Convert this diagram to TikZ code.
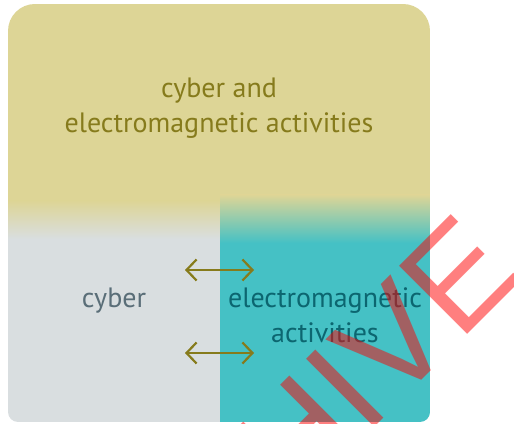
\documentclass[tikz,border=0pt]{standalone}
\usepackage{fontspec}
\setmainfont{PT Sans}
\newfontfamily\stampfont{Liberation Sans}
\usepackage{xcolor}
\usetikzlibrary{calc, positioning, arrows.meta}
\definecolor{cemasand}{HTML}{DDD596}
\definecolor{cemagrey}{HTML}{D9DEE0}
\definecolor{cemateal}{HTML}{45C1C5}
\definecolor{cemaolive}{HTML}{867B1C}
\definecolor{cemaslate}{HTML}{5A6E78}
\definecolor{cemadeep}{HTML}{0C6670}

\begin{document}
\begin{tikzpicture}[x=1pt, y=1pt]
        \useasboundingbox (0, 0) rectangle (514, 423);

        % panel outline, big top corners, small bottom corners
        \begin{scope}
            \clip (8, 11) -- (8, 392) arc[start angle=180, end angle=90, radius=27]
                -- (403, 419) arc[start angle=90, end angle=0, radius=27]
                -- (430, 11) arc[start angle=0, end angle=-90, radius=10]
                -- (18, 1) arc[start angle=270, end angle=180, radius=10] -- cycle;

            \fill [cemasand] (8, 222) rectangle (430, 419);
            \shade [top color=cemasand, bottom color=cemagrey] (8, 222) rectangle (220, 184);
            \shade [top color=cemasand, bottom color=cemateal] (220, 228) rectangle (430, 180);
            \fill [cemagrey] (8, 184) rectangle (220, 1);
            \fill [cemateal] (220, 180) rectangle (430, 1);
        \end{scope}

        \tikzstyle{lbl} = [inner sep=0, align=center, anchor=base, font=\fontsize{28}{35}\selectfont];
        \node [lbl, text=cemaolive] (both) at (219, 290) {cyber and\\electromagnetic activities};
        \node [lbl, text=cemaslate] (cyber) at (114, 115) {cyber};
        \node [lbl, text=cemadeep] (em) at (325, 80) {electromagnetic\\activities};

        \tikzstyle{link} = [draw=cemaolive, line width=2.2pt,
            {Straight Barb[length=10pt, width=21pt]}-{Straight Barb[length=10pt, width=21pt]}];
        \foreach \ay [count=\i] in {153, 70}{
            \coordinate (L\i) at (185, \ay);
            \coordinate (R\i) at (254, \ay);
            \draw [link] (L\i) -- (R\i);
        }

        % stamp across the corner
        \tikzstyle{stamp} = [inner sep=0, text=red, text opacity=0.5,
            font=\stampfont\fontsize{140}{140}\selectfont];
        \begin{scope}
            \clip (0, 0) rectangle (514, 423);
            \node [stamp, anchor=base west, rotate=45] (archive) at (85, -294) {ARCHIVE};
        \end{scope}
    \end{tikzpicture}
\end{document}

________________

#### Problem to work on:
Set down again, exactly, the lines of the material above from its first line to the one with "-- (18, 1) arc[start", inclusive. Leave the pictures out.

#### Complete output:
Convert this diagram to TikZ code.
\documentclass[tikz,border=0pt]{standalone}
\usepackage{fontspec}
\setmainfont{PT Sans}
\newfontfamily\stampfont{Liberation Sans}
\usepackage{xcolor}
\usetikzlibrary{calc, positioning, arrows.meta}
\definecolor{cemasand}{HTML}{DDD596}
\definecolor{cemagrey}{HTML}{D9DEE0}
\definecolor{cemateal}{HTML}{45C1C5}
\definecolor{cemaolive}{HTML}{867B1C}
\definecolor{cemaslate}{HTML}{5A6E78}
\definecolor{cemadeep}{HTML}{0C6670}

\begin{document}
\begin{tikzpicture}[x=1pt, y=1pt]
        \useasboundingbox (0, 0) rectangle (514, 423);

        % panel outline, big top corners, small bottom corners
        \begin{scope}
            \clip (8, 11) -- (8, 392) arc[start angle=180, end angle=90, radius=27]
                -- (403, 419) arc[start angle=90, end angle=0, radius=27]
                -- (430, 11) arc[start angle=0, end angle=-90, radius=10]
                -- (18, 1) arc[start angle=270, end angle=180, radius=10] -- cycle;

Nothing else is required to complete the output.